Mr Ormiston, a former journalist, said he worked for several years on developing an inexpensive boat that uses low operating technology.
He wanted to enable developing countries to access modern, affordable boats as opposed to the current types used for resource protection, patrols, and transport which are expensive with high operating cost.
And when he settled on the catamaran, Mr Ormiston discovered that it had commercial potential and viability on Lake Victoria.
“After working on it for a number of years using my small inheritance, I brought the wood based composite technology for testing on Lake Victoria in 2005 to find out its commercial potential. We found it viable and decided to undertake passenger transport,” he told the Business Daily.
His firm started the project in Kenya, making boats at a Kisumu workshop, with the help of a private fund.
Its first vessel, MV Dan launched in 2010, plies the Mageta Island to Usenge route in Siaya County.
The second vessel, MV Ringiti, plies the Mfangano Island to Mbita route in Homa Bay County.

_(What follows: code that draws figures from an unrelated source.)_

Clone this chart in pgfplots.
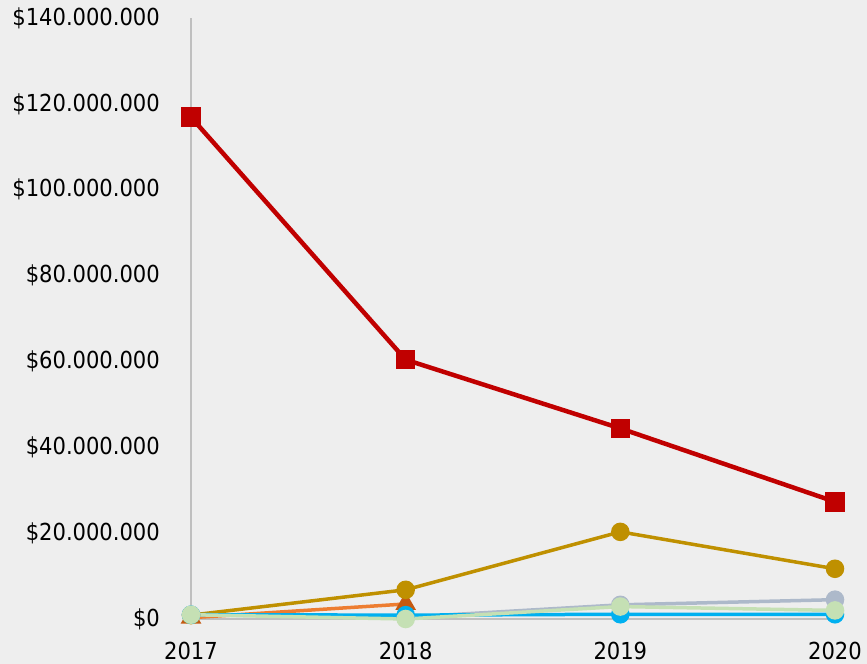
\documentclass[border=0pt]{standalone}
\usepackage{fontspec}
\setmainfont{DejaVu Sans Condensed}
\usepackage{pgfplots}
\pgfplotsset{compat=1.18}
\usetikzlibrary{backgrounds,calc}
\definecolor{bg}{HTML}{EEEEEE}
\definecolor{cred}{HTML}{C00000}
\definecolor{cgold}{HTML}{BF9000}
\definecolor{corange}{HTML}{ED7D31}
\definecolor{cdorange}{HTML}{C55A11}
\definecolor{cblue}{HTML}{00B0F0}
\definecolor{cgrayblue}{HTML}{ADB9CA}
\definecolor{cgreen}{HTML}{C5E0B4}
\definecolor{caxis}{HTML}{BFBFBF}
\begin{document}
\begin{tikzpicture}
\begin{axis}[
  name=ax,
  scale only axis,
  width=644bp, height=601bp,
  xmin=2017, xmax=2020,
  ymin=0, ymax=140,
  axis lines*=left,
  axis line style={caxis, line width=1.2bp},
  clip=false,
  xtick={2017,2018,2019,2020},
  xticklabels={2017,2018,2019,2020},
  ytick={0,20,40,60,80,100,120,140},
  yticklabels={\$0,\$20.000.000,\$40.000.000,\$60.000.000,\$80.000.000,\$100.000.000,\$120.000.000,\$140.000.000},
  major tick length=0pt,
  tick label style={font=\fontsize{23.5}{27}\selectfont, text=black},
  yticklabel style={inner sep=0pt, anchor=east, xshift=-31bp},
  xticklabel style={inner sep=0pt, anchor=north, yshift=-23bp},
]
% orange
\addplot[corange, line width=3.5bp, mark=triangle*, mark size=8.5bp, mark options={fill=cdorange, draw=cdorange}]
  coordinates {(2017,0.3) (2018,3.5)};
% gold
\addplot[cgold, line width=3.5bp, mark=*, mark size=7.5bp, mark options={fill=cgold, draw=cgold}]
  coordinates {(2017,0.9) (2018,6.8) (2019,20.3) (2020,11.7)};
% gray-blue
\addplot[cgrayblue, line width=3.5bp, mark=*, mark size=7.5bp, mark options={fill=cgrayblue, draw=cgrayblue}]
  coordinates {(2017,1.0) (2018,0.4) (2019,3.3) (2020,4.5)};
% blue
\addplot[cblue, line width=3.5bp, mark=*, mark size=7.5bp, mark options={fill=cblue, draw=cblue}]
  coordinates {(2017,1.0) (2018,0.9) (2019,1.1) (2020,1.1)};
% light green
\addplot[cgreen, line width=3.5bp, mark=*, mark size=7.5bp, mark options={fill=cgreen, draw=cgreen}]
  coordinates {(2017,1.0) (2018,0.0) (2019,2.9) (2020,2.0)};
% red
\addplot[cred, line width=4.5bp, mark=square*, mark size=7.5bp, mark options={fill=cred, draw=cred}]
  coordinates {(2017,116.9) (2018,60.4) (2019,44.4) (2020,27.3)};
\end{axis}
\begin{scope}[on background layer]
\fill[bg] ($(ax.south west)+(-191bp,-45bp)$) rectangle ($(ax.north east)+(32bp,18bp)$);
\end{scope}
\end{tikzpicture}
\end{document}
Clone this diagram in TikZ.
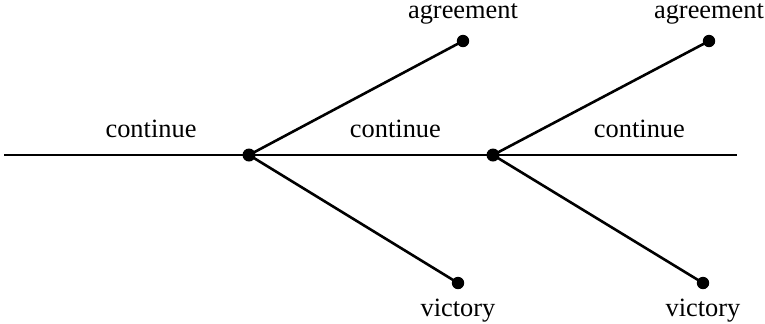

“The catamaran has a wide beam which gives it more stability than conventional mono-hull vessels,” said Mr Ormiston, adding that it has two engines for safer operation. The boats are an alternative to the poorly-maintained passenger canoes built of hardwood with no safety equipment; they have no lifejackets and do not shelter passengers from the vagaries of weather.
“If such a vessel were to be imported, it would cost at least Sh200 million. If we were to sell one (that we make locally) it would be more than Sh50 million. But we are not looking to sell because our core business is operating ferries. Building is just part of the necessary process,” said Mr Ormiston.
The company attracted new investment from a Netherlands private equity fund which will enable it to make 15 boast over the next five years.
Two boats are currently under construction at the company’s Kisumu workshop, each with a capacity of 120 passengers.